Oblivion had enemy scaling that was horrendous. If you went through the main quest without allocating your skill points you could beat the game at level 1 because every single enemy, dungeon, quest, and boss in the game were the same level as you. If you leveled up to level 20, the rats in the starting village were level 20. If you gained powerful armor at a higher level, the plainsmen at the starting village had the same armor. No matter where you went or what you did, every enemy was the same level as you, even the bosses.
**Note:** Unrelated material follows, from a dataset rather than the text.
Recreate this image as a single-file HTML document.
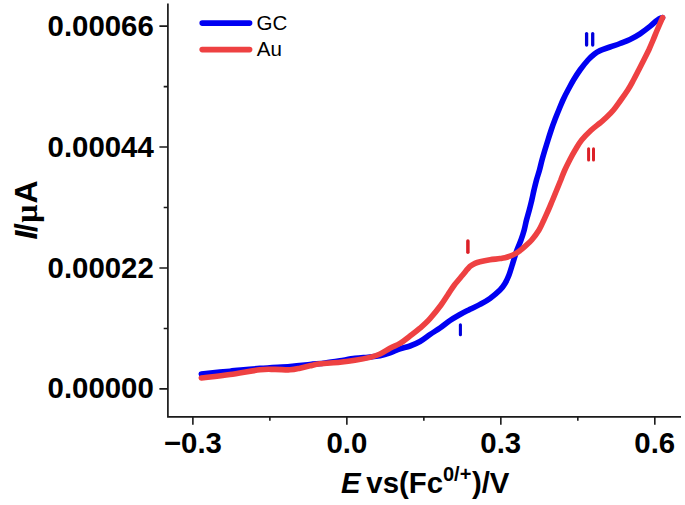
<!DOCTYPE html>
<html><head><meta charset="utf-8"><style>
html,body{margin:0;padding:0;background:#fff;}
body{width:685px;height:505px;overflow:hidden;}
svg{display:block;}
text{font-family:"Liberation Sans",sans-serif;}
.tl{font-size:29.4px;font-weight:bold;fill:#000;}
.yt{font-size:32px;font-weight:bold;fill:#000;}
.lg{font-size:20.5px;fill:#000;}
.an{font-size:19px;font-weight:bold;}
</style></head><body>
<svg width="685" height="505" viewBox="0 0 685 505">
<path d="M167.9 3.5 V416.8 H681" fill="none" stroke="#1a1a1a" stroke-width="1.7"/>
<path d="M159.4 388.9H167.9 M159.4 268.0H167.9 M159.4 147.06H167.9 M159.4 26.13H167.9 M163.70000000000002 328.45H167.9 M163.70000000000002 207.53H167.9 M163.70000000000002 86.6H167.9 M192.88 416.8V424.8 M346.86 416.8V424.8 M500.84 416.8V424.8 M654.82 416.8V424.8 M269.87 416.8V420.8 M423.85 416.8V420.8 M577.83 416.8V420.8" fill="none" stroke="#1a1a1a" stroke-width="1.6"/>
<text x="153.8" y="398.4" text-anchor="end" class="tl">0.00000</text>
<text x="153.8" y="277.5" text-anchor="end" class="tl">0.00022</text>
<text x="153.8" y="156.6" text-anchor="end" class="tl">0.00044</text>
<text x="153.8" y="35.6" text-anchor="end" class="tl">0.00066</text>
<text x="192.9" y="453.2" text-anchor="middle" class="tl">−0.3</text>
<text x="346.9" y="453.2" text-anchor="middle" class="tl">0.0</text>
<text x="500.8" y="453.2" text-anchor="middle" class="tl">0.3</text>
<text x="654.8" y="453.2" text-anchor="middle" class="tl">0.6</text>
<text x="341" y="492.8" class="tl"><tspan font-style="italic">E</tspan><tspan dx="-2.4"> vs(Fc</tspan><tspan font-size="20" dx="-0.2" dy="-11.5">0/+</tspan><tspan dx="0.6" dy="11.5">)/V</tspan></text>
<text transform="translate(36.6 239.5) rotate(-90)" class="yt"><tspan font-style="italic">I</tspan><tspan dx="-1.5">/</tspan><tspan font-family="Liberation Serif" font-weight="bold" dx="0.5">μ</tspan><tspan dx="1">A</tspan></text>
<path d="M201.3 374.0 C206.1 373.5 220.2 372.1 230.0 371.2 C239.8 370.3 250.0 369.2 260.0 368.4 C270.0 367.6 281.7 367.1 290.0 366.5 C298.3 365.9 304.2 365.1 310.0 364.5 C315.8 363.9 320.0 363.6 325.0 363.0 C330.0 362.4 335.0 361.6 340.0 360.8 C345.0 360.0 350.3 359.0 355.0 358.4 C359.7 357.8 363.8 357.6 368.0 357.2 C372.2 356.8 376.3 356.5 380.0 355.8 C383.7 355.1 386.7 354.1 390.0 352.9 C393.3 351.7 396.7 349.9 400.0 348.8 C403.3 347.7 406.7 347.2 410.0 346.0 C413.3 344.8 416.7 343.4 420.0 341.5 C423.3 339.6 426.7 336.8 430.0 334.5 C433.3 332.2 436.7 330.3 440.0 328.0 C443.3 325.7 446.7 322.8 450.0 320.5 C453.3 318.2 456.7 316.4 460.0 314.5 C463.3 312.6 466.7 311.0 470.0 309.3 C473.3 307.6 476.7 306.2 480.0 304.4 C483.3 302.6 486.7 300.8 490.0 298.4 C493.3 296.0 497.5 292.5 500.0 290.0 C502.5 287.5 503.5 286.0 505.0 283.5 C506.5 281.0 507.8 278.1 509.0 275.0 C510.2 271.9 510.9 269.2 512.2 265.0 C513.5 260.8 515.5 254.2 517.0 250.0 C518.5 245.8 519.8 243.3 521.0 240.0 C522.2 236.7 523.3 233.3 524.2 230.0 C525.1 226.7 525.6 223.3 526.5 220.0 C527.4 216.7 528.4 213.3 529.3 210.0 C530.2 206.7 531.0 203.3 531.8 200.0 C532.6 196.7 533.2 193.3 534.0 190.0 C534.8 186.7 535.6 183.3 536.5 180.0 C537.4 176.7 538.6 173.3 539.5 170.0 C540.4 166.7 541.1 163.3 542.0 160.0 C542.9 156.7 543.9 153.3 544.9 150.0 C545.9 146.7 547.0 143.3 548.0 140.0 C549.0 136.7 550.1 133.3 551.2 130.0 C552.3 126.7 553.5 123.3 554.8 120.0 C556.1 116.7 557.4 113.3 558.8 110.0 C560.2 106.7 561.5 103.3 563.0 100.0 C564.5 96.7 566.2 93.3 568.0 90.0 C569.8 86.7 571.5 83.3 573.5 80.0 C575.5 76.7 577.6 73.3 580.0 70.0 C582.4 66.7 585.6 62.7 588.0 60.0 C590.4 57.3 592.5 55.6 594.5 54.0 C596.5 52.4 597.4 51.8 600.0 50.6 C602.6 49.4 606.7 48.2 610.0 47.0 C613.3 45.8 616.7 44.8 620.0 43.5 C623.3 42.2 626.7 41.0 630.0 39.4 C633.3 37.8 636.7 36.0 640.0 33.8 C643.3 31.6 647.5 28.4 650.0 26.4 C652.5 24.4 653.5 23.2 655.0 22.0 C656.5 20.8 657.8 19.6 659.0 18.9 C660.2 18.2 661.9 17.8 662.5 17.6" fill="none" stroke="#0000f2" stroke-width="5.6" stroke-linecap="round" stroke-linejoin="round"/>
<path d="M201.3 378.0 C206.1 377.4 220.2 375.9 230.0 374.5 C239.8 373.1 252.5 370.7 260.0 369.8 C267.5 368.9 270.0 369.4 275.0 369.4 C280.0 369.4 285.8 370.0 290.0 369.8 C294.2 369.6 296.7 368.9 300.0 368.2 C303.3 367.5 306.7 366.5 310.0 365.8 C313.3 365.1 315.0 364.4 320.0 363.8 C325.0 363.2 334.2 362.8 340.0 362.2 C345.8 361.6 350.0 361.1 355.0 360.3 C360.0 359.5 365.8 358.4 370.0 357.4 C374.2 356.3 376.7 355.5 380.0 354.0 C383.3 352.5 386.7 350.0 390.0 348.2 C393.3 346.4 396.7 345.4 400.0 343.4 C403.3 341.4 406.7 338.5 410.0 336.0 C413.3 333.5 416.7 331.1 420.0 328.2 C423.3 325.3 426.5 322.5 430.0 318.6 C433.5 314.7 438.1 308.9 441.0 305.0 C443.9 301.1 445.5 298.3 447.7 295.0 C449.9 291.7 451.9 288.3 454.4 285.0 C456.9 281.7 460.1 278.1 462.7 275.0 C465.3 271.9 467.9 268.3 470.0 266.4 C472.1 264.5 473.3 264.2 475.0 263.4 C476.7 262.6 477.5 262.3 480.0 261.7 C482.5 261.1 486.7 260.3 490.0 259.8 C493.3 259.3 497.5 259.0 500.0 258.6 C502.5 258.2 503.3 258.1 505.0 257.7 C506.7 257.3 508.3 256.8 510.0 256.2 C511.7 255.6 513.3 254.8 515.0 253.9 C516.7 253.0 518.3 251.8 520.0 250.6 C521.7 249.3 523.0 248.2 525.0 246.4 C527.0 244.6 529.4 242.7 531.7 240.0 C534.0 237.3 537.0 233.3 539.0 230.0 C541.0 226.7 542.3 223.3 543.9 220.0 C545.5 216.7 546.9 213.3 548.4 210.0 C549.9 206.7 551.2 203.3 552.6 200.0 C554.0 196.7 555.3 193.3 556.7 190.0 C558.1 186.7 559.4 183.3 560.8 180.0 C562.1 176.7 563.3 173.3 564.8 170.0 C566.3 166.7 568.0 163.3 569.7 160.0 C571.4 156.7 573.2 153.3 575.2 150.0 C577.2 146.7 579.1 143.2 581.7 140.0 C584.3 136.8 587.8 133.3 590.8 130.5 C593.8 127.7 597.4 125.2 600.0 123.0 C602.6 120.8 604.2 119.5 606.5 117.3 C608.8 115.1 611.2 112.8 613.5 110.0 C615.8 107.2 618.1 103.8 620.5 100.5 C622.9 97.2 625.6 93.4 627.8 90.0 C630.0 86.6 631.7 83.3 633.5 80.0 C635.3 76.7 637.0 73.3 638.7 70.0 C640.4 66.7 642.1 63.3 643.8 60.0 C645.5 56.7 647.2 53.3 648.8 50.0 C650.3 46.7 651.7 43.3 653.1 40.0 C654.5 36.7 655.6 33.7 657.2 30.0 C658.8 26.3 661.7 19.7 662.6 17.6" fill="none" stroke="#ee4142" stroke-width="5.6" stroke-linecap="round" stroke-linejoin="round"/>
<path d="M202.2 23.1H249.6" stroke="#0000f2" stroke-width="5.6" stroke-linecap="round"/>
<path d="M202.2 49.6H249.6" stroke="#ee4142" stroke-width="5.6" stroke-linecap="round"/>
<text x="256.5" y="29.7" class="lg">GC</text>
<text x="256.8" y="56.1" class="lg">Au</text>
<rect x="458.85" y="323.3" width="3.1" height="13.00" rx="1.55" fill="#0000dc"/>
<rect x="466.15" y="239.3" width="3.5" height="14.70" rx="1.75" fill="#dc2027"/>
<rect x="584.95" y="31.9" width="3.3" height="14.80" rx="1.65" fill="#0000dc"/>
<rect x="591.05" y="31.9" width="3.3" height="14.80" rx="1.65" fill="#0000dc"/>
<rect x="587.10" y="147.2" width="3.0" height="14.40" rx="1.50" fill="#dc2027"/>
<rect x="592.00" y="147.2" width="3.0" height="14.40" rx="1.50" fill="#dc2027"/>
</svg>
</body></html>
You changed the difficulty of the game using the option screen (easy, medium, hard, etc.).
Elder Scrolls 3: Morrowind had traditional leveling, as in if you get slaughtered in a dungeon and then come back in 10 levels, you will own the dungeon and get revenge. That is what makes RPGs fun: seeing your character progress and get more powerful and then going back and seeing how those previous enemies who killed you now get slaughtered themselves.
Elder Scrolls 4: Oblivion did away with this and put in level scaling that made every enemy your level and power level regardless of what happened. There was no revenge. There was no true character progression because as you gained levels, so did the entire world around you. The developers wanted gamers to be able to do any quest, fight any enemy, go anywhere they wanted, anytime they wanted in Oblivion. You could due to the level scaling but that also took away from the best part of RPGs...making your character stronger!! It ruined the game for me.
Thankfully it sounds like Fallout 3 isn't based on this system which is very good.